There’s a book I love called, “Learning to Dream Again,” by the Rev. Dr. Sam Wells, out of St. Martin in the Fields, Trafalgar Square, and he talks in that book about how so much of our hurt and grief ends up making it just too painful to dream. We even lose our ability to dream because our hurts and disappointments are so plenteous and powerful that we can’t use our spiritual imaginations in the way we are made to, since the scar tissue holds us captive. 

This is a way in which I find that children are often more free. Just as their bodies don’t carry the scars of living for a long time, their spirits and souls are less affected by wounds, too. They just haven’t been as battered by the evil of the world and by disappointed expectations. They, like the children in the Chronicles of Narnia, have the temerity to hope. They have the courage or naivete to consider enemies lying peaceably together to be a possible dream. 

And that brings us back to the passage from Isaiah this morning, for what does Isaiah declare about this promised coming leader: “He shall not judge by what his eyes see, or decide by what his ears hear.” This longed-for shoot of hope finds truth not in what his eyes behold in a broken earth, or what his ears hear in a war-torn world, or what his body touches in a dark and lonely place.
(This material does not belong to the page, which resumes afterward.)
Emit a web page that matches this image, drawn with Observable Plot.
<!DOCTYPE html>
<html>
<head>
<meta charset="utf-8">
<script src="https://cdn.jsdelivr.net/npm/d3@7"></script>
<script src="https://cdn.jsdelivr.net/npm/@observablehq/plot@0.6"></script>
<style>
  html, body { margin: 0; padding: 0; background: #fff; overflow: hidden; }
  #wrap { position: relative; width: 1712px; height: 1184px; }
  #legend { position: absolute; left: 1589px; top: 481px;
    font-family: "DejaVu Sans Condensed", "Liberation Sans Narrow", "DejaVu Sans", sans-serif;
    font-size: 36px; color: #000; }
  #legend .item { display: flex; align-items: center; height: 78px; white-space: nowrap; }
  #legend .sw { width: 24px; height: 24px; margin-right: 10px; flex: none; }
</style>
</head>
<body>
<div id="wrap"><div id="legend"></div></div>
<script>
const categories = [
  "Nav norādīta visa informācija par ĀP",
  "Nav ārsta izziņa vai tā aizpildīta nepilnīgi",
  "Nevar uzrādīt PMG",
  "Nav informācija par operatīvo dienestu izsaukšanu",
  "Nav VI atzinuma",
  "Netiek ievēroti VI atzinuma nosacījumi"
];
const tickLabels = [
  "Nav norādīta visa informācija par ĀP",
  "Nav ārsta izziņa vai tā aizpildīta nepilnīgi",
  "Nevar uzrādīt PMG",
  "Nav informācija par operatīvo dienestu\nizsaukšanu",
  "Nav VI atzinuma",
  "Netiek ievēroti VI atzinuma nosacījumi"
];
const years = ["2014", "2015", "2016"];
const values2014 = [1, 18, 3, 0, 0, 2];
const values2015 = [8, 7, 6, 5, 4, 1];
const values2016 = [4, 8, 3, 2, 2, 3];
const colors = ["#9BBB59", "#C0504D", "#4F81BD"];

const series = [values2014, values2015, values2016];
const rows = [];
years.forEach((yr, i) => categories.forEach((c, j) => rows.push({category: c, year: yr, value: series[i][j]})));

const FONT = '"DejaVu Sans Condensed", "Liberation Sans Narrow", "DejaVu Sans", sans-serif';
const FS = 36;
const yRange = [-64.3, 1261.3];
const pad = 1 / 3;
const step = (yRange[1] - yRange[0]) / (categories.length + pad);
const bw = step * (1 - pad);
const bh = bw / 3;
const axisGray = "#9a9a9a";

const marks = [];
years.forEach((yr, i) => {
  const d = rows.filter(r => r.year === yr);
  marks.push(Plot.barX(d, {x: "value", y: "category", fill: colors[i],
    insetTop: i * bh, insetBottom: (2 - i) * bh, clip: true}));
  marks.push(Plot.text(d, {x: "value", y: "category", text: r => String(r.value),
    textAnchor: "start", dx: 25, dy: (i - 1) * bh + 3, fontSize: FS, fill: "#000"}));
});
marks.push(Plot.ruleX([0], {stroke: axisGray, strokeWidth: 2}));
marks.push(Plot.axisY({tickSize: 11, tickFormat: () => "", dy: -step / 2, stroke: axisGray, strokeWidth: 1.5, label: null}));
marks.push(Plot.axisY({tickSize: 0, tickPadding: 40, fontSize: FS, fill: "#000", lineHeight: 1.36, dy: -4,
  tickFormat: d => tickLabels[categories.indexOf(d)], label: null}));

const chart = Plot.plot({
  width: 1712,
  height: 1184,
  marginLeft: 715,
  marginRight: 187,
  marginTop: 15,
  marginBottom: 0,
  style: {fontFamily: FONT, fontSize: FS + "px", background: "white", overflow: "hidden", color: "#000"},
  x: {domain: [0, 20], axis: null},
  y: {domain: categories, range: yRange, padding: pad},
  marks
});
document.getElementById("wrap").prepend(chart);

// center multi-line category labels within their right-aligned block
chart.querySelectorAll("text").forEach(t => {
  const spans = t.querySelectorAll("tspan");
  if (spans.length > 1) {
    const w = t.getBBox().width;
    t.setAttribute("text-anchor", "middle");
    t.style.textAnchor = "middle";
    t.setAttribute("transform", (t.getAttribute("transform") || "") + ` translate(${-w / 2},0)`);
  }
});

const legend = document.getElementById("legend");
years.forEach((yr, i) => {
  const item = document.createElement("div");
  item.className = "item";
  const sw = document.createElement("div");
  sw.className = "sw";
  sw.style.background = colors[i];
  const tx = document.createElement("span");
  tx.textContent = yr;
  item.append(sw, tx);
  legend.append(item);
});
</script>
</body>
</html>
His delight is in God, his attention is focused on the power of the Lord, his righteousness is from the truth of God’s Word, based not on anything tangible or of this world, but on the God who is known in Jesus Christ. 

Isaiah did not know that God would arrive as Jesus, a baby in Bethlehem, but Isaiah was told, and did share the dream of God that peace would reign and that all things broken or destroyed or cast aside would be brought back and made whole and set together again. 
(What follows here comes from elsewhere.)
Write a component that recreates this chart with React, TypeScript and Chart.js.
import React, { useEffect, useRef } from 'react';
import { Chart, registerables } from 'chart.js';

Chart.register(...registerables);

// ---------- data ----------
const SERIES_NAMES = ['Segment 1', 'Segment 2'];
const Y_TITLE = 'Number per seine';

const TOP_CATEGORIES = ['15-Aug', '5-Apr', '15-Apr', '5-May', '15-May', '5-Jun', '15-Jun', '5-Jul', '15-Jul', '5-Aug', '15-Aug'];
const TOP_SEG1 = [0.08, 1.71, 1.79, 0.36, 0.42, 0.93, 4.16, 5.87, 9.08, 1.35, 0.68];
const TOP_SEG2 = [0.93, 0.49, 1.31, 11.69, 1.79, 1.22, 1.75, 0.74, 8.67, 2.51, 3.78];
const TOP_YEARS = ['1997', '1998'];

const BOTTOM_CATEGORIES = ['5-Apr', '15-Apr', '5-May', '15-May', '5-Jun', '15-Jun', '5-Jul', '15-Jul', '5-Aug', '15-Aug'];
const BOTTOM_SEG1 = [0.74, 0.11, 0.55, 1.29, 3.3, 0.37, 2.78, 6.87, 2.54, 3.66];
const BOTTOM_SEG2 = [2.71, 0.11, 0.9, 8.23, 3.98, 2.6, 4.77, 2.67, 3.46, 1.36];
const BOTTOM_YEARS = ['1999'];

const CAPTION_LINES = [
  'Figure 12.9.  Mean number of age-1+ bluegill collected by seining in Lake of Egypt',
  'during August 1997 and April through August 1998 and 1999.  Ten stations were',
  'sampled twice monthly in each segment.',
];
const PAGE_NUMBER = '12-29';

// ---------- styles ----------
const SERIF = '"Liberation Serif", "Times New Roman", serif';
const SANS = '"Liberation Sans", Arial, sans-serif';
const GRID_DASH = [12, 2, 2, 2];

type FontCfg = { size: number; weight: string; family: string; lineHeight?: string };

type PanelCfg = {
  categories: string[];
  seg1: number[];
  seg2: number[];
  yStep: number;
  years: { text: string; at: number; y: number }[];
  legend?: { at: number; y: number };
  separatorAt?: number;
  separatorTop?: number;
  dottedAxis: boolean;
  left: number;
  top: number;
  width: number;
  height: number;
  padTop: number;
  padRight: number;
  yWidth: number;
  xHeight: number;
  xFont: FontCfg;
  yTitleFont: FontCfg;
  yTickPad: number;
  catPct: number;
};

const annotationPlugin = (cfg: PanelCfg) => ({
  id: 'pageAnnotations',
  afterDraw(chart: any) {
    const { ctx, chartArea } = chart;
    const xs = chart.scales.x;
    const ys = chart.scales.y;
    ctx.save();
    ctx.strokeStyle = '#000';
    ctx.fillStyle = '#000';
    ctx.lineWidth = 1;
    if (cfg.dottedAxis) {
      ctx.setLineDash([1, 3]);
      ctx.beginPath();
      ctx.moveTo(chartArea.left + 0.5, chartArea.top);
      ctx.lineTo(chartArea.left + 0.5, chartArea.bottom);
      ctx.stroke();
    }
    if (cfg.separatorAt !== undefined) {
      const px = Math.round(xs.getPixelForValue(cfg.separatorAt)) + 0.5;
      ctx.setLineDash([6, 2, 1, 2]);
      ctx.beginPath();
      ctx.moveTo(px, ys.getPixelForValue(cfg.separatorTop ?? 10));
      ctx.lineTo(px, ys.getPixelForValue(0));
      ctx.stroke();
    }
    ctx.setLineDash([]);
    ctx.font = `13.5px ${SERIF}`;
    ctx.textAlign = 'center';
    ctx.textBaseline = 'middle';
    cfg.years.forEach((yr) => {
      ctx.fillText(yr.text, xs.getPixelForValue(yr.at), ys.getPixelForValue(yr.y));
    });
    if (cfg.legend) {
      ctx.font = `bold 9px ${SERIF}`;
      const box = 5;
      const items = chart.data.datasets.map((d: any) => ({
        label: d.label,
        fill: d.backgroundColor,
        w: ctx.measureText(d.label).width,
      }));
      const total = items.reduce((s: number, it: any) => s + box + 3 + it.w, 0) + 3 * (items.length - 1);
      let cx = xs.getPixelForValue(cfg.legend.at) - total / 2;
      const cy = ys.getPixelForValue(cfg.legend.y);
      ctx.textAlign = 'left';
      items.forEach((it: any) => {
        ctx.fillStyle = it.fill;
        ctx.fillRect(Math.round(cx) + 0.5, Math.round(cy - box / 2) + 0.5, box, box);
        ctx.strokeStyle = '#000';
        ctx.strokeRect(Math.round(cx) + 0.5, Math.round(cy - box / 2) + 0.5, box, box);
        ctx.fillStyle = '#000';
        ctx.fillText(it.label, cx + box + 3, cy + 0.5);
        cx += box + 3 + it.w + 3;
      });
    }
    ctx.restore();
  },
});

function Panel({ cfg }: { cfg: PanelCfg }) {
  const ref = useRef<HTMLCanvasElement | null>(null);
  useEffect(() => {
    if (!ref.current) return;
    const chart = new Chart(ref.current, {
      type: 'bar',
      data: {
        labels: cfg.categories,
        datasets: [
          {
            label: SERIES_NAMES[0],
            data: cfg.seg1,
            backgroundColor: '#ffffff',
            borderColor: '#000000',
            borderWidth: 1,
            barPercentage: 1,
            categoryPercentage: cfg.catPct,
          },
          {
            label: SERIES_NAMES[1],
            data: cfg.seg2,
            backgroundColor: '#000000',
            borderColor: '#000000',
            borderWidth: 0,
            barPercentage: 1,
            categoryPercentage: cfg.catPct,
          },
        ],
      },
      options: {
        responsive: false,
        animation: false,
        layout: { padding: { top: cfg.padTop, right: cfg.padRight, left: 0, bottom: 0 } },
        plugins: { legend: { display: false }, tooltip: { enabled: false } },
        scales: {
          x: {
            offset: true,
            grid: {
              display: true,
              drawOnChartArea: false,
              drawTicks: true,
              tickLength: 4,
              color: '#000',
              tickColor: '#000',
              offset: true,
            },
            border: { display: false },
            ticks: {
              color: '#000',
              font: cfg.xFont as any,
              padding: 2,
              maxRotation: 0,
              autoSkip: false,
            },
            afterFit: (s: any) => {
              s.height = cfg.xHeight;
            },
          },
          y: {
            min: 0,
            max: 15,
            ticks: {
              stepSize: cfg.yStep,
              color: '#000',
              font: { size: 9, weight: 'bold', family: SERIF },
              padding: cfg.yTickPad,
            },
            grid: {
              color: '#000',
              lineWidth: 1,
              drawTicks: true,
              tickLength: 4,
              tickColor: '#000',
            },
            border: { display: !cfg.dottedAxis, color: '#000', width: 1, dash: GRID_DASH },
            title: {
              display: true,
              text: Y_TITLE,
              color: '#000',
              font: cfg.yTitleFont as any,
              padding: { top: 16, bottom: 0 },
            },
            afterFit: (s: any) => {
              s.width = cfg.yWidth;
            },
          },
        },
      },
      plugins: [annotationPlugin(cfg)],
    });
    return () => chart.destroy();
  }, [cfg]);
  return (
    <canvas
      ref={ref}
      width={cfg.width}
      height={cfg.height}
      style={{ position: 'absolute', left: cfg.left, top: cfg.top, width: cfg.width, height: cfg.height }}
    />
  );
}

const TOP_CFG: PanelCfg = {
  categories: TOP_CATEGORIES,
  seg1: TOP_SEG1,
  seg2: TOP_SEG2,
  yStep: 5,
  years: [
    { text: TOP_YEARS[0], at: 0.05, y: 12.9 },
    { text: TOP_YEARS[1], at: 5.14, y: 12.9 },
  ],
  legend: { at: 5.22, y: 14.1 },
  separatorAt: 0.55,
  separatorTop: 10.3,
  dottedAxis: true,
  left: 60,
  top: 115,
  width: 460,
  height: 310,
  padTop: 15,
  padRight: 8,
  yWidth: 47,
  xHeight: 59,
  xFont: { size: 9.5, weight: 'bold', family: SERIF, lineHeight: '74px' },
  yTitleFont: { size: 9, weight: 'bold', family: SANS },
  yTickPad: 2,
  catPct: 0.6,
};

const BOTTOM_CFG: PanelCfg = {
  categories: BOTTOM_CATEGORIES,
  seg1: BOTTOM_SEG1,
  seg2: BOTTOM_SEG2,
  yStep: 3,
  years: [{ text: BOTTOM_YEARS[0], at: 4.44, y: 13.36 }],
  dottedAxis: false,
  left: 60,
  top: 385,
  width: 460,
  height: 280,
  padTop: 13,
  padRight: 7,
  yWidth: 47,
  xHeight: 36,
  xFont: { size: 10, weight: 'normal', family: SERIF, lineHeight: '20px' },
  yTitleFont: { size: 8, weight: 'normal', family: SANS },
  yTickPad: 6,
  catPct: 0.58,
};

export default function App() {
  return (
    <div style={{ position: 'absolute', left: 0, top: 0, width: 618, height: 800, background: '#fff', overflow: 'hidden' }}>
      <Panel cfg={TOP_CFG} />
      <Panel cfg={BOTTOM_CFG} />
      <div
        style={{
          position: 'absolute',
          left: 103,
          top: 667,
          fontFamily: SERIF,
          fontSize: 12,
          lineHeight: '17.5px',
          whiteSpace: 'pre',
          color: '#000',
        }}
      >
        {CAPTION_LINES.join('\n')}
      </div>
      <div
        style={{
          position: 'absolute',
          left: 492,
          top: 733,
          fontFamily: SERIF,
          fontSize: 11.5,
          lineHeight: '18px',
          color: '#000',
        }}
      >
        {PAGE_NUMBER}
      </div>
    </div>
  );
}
I wonder if there’s a situation in your life that feels irretrievably broken. I wonder if there’s a relationship you’ve lost hope in. I wonder if there’s a person you love who has been so given up to evil that you cannot imagine what redemption might look like for them. I wonder if there’s a piece of yourself that feels unforgivable, or just gone forever. I wonder what the God in Jesus Christ might have to say about that relationship, or person, or you, when all is gathered to his holy mountain. 

There’s another way in which children reveal something important to us about what it means to have faith in God. They tend to have a great spiritual imagination because they haven’t seen as much or heard as much, so they haven’t been so bombarded by the messages of darkness and brokenness that can so easily fill our vision and make our lives noisy here and now. They also haven’t been in as much schooling as we have, they haven’t read and learned as much with their knowledge-brains as we have, so their minds and hearts are easily attuned to a different sort of knowledge, what Isaiah calls “knowledge and fear of the Lord” (11:2). Children tend, because they don’t have as many facts and figures filling up their heads, to have a better sense of awe, of humility, of curiosity and imagination, than adults often do. 

And I wonder if that’s part of why the Christmas season is something that’s often thought of as a season for children. The make believe of Santa Clause and the Miracle on 34th Street, and the dream of George Bailey, and the magic of snow, these all reach at and poke around the sense of awe and joyful possibility that is so natural to children. 

Could it be that this is what the God in Jesus Christ calls us to through Isaiah today? God shares the dream which he has had since the beginning of creation, the dream which he, by his might and power, and by his mercy and love, will bring to fruition in the day of Christ Jesus  (Php 1:6). By coming to be with us, Emmanuel, God makes good on his promise to do the impossible, and he finishes that work on the cross, when the powers of darkness intensify and the greatest bad thing ever threatens to tear God apart from the inside, and still Jesus stays. Jesus stays right through death and into resurrection. Who could have imagined such an outcome? How could anyone think up such a dream except God himself?

We know God’s dreams because he caused them to be written for our learning (Rom 15:4), and not just our book-learning, though that is how we often hide God’s Word in our hearts (Ps 119:11), but also for our soul-learning, for being formed in the awe and fear of the Lord. 

One thing that children often do not comprehend is what it takes to get to a dream come true. I used to pray for faithfulness or for gentleness, or for patience. I used to expect that these virtues would tumble out of heaven on a waterslide of clouds, and fill my heart up like it was an empty bowl, transforming me into a vessel of fluffy spiritual gifts. 

Now, I pray for such gifts only when I’m very, very desperate. Because I have found that patience is not something that pops up in my heart like a bubble of gum, but something that is gained inch by painful inch when my children won’t go to sleep, or when the traffic, and the grocery store line, and the doctor’s office voicemail, and the household chores all conspire against me on the same day. 

Dreams are not easily won, so far as I have found. And so we live in a paradox. We live being called to not judge by what our eyes see or our ears hear, but by the truth which God tells us and the dreams which he has set out in his Word for us to believe. We also find that sanctity is a life-long pursuit and sometimes a slog, it is always more than we bargained for, but as Peter says, it is the way of eternal life, what else could we do? (John 6:68) 

And so we are called to live with the awe and the imagination of children, to live with the unguarded hope which they show us. We are called to apply that hope to the dreams which God reveals in his word, clinging to the truth which is made flesh in Jesus Christ our Lord. Amen.